## Problem statement
Quote the data exactly, first line to the line containing "6.7, 13.8, 8.3]", with no pictures.

## Information shown
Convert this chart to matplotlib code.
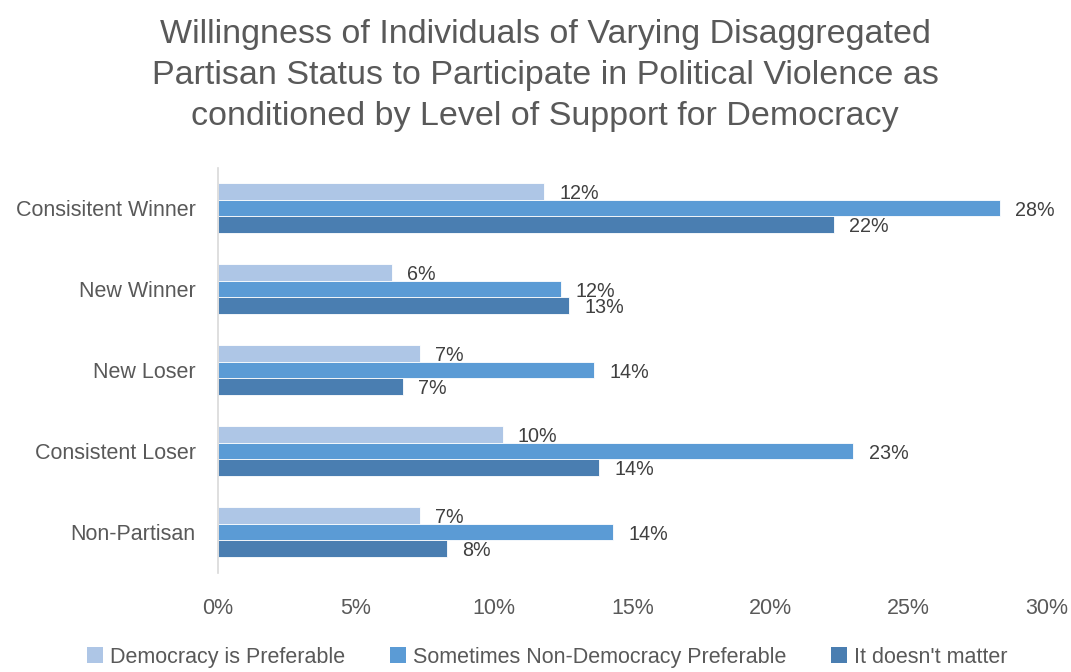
import matplotlib
matplotlib.use("Agg")
import matplotlib.pyplot as plt
import numpy as np
from matplotlib.patches import Patch

# Partisan groups, top to bottom
GROUPS = ["Consisitent Winner", "New Winner", "New Loser",
          "Consistent Loser", "Non-Partisan"]

# Share willing to participate (%), one list per democracy attitude
DEMOCRACY_PREF = [11.8, 6.3, 7.3, 10.3, 7.3]
SOMETIMES_NON  = [28.3, 12.4, 13.6, 23.0, 14.3]
DOESNT_MATTER  = [22.3, 12.7, 6.7, 13.8, 8.3]

SERIES = [
    ("Democracy is Preferable",             DEMOCRACY_PREF, "#AEC6E6"),
    ("Sometimes Non-Democracy Preferable",  SOMETIMES_NON,  "#5B9BD5"),
    ("It doesn't matter",                   DOESNT_MATTER,  "#4A7EB1"),
]

X_TICKS = [0, 5, 10, 15, 20, 25, 30]

TXT = "#595959"
plt.rcParams["font.family"] = ["Liberation Sans", "DejaVu Sans"]

fig = plt.figure(figsize=(10.71, 6.72), dpi=100)
ax = fig.add_axes([0.2035, 0.148, 0.7740, 0.6027])

y = np.arange(len(GROUPS), dtype=float)
h = 0.205
offsets = [-h, 0.0, h]

for (name, vals, color), off in zip(SERIES, offsets):
    bars = ax.barh(y + off, vals, height=h, color=color,
                   edgecolor="white", linewidth=0.6, label=name)
    for b, v in zip(bars, vals):
        ax.annotate(f"{v:.0f}%", (b.get_width(), b.get_y() + b.get_height() / 2),
                    xytext=(11, -1.5), textcoords="offset points",
                    ha="left", va="center", fontsize=14.2, color="#404040")

ax.set_xlim(0, 30)
ax.set_ylim(len(GROUPS) - 0.5, -0.5)
ax.set_yticks(y)
ax.set_yticklabels(GROUPS, fontsize=15.5, color=TXT)
ax.set_xticks(X_TICKS)
ax.set_xticklabels([f"{t}%" for t in X_TICKS], fontsize=15.5, color=TXT)
ax.tick_params(axis="both", length=0)
ax.tick_params(axis="x", pad=18)
ax.tick_params(axis="y", pad=16)

for side in ("top", "right", "bottom"):
    ax.spines[side].set_visible(False)
ax.spines["left"].set_color("#D9D9D9")
ax.spines["left"].set_linewidth(1.2)

fig.text(0.509, 0.888,
         "Willingness of Individuals of Varying Disaggregated\n"
         "Partisan Status to Participate in Political Violence as\n"
         "conditioned by Level of Support for Democracy",
         ha="center", va="center", fontsize=24.5, color=TXT, linespacing=1.42)

handles = [Patch(facecolor=c, edgecolor="none", label=n) for n, _, c in SERIES]
leg = fig.legend(handles=handles, loc="center", bbox_to_anchor=(0.511, 0.022),
                 ncols=3, frameon=False, fontsize=15.5,
                 handlelength=0.75, handleheight=0.75, handletextpad=0.3,
                 columnspacing=2.1)
for t in leg.get_texts():
    t.set_color(TXT)

fig.savefig("out.png", dpi=100, facecolor="white")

## Answer
Convert this chart to matplotlib code.
import matplotlib
matplotlib.use("Agg")
import matplotlib.pyplot as plt
import numpy as np
from matplotlib.patches import Patch

# Partisan groups, top to bottom
GROUPS = ["Consisitent Winner", "New Winner", "New Loser",
          "Consistent Loser", "Non-Partisan"]

# Share willing to participate (%), one list per democracy attitude
DEMOCRACY_PREF = [11.8, 6.3, 7.3, 10.3, 7.3]
SOMETIMES_NON  = [28.3, 12.4, 13.6, 23.0, 14.3]
DOESNT_MATTER  = [22.3, 12.7, 6.7, 13.8, 8.3]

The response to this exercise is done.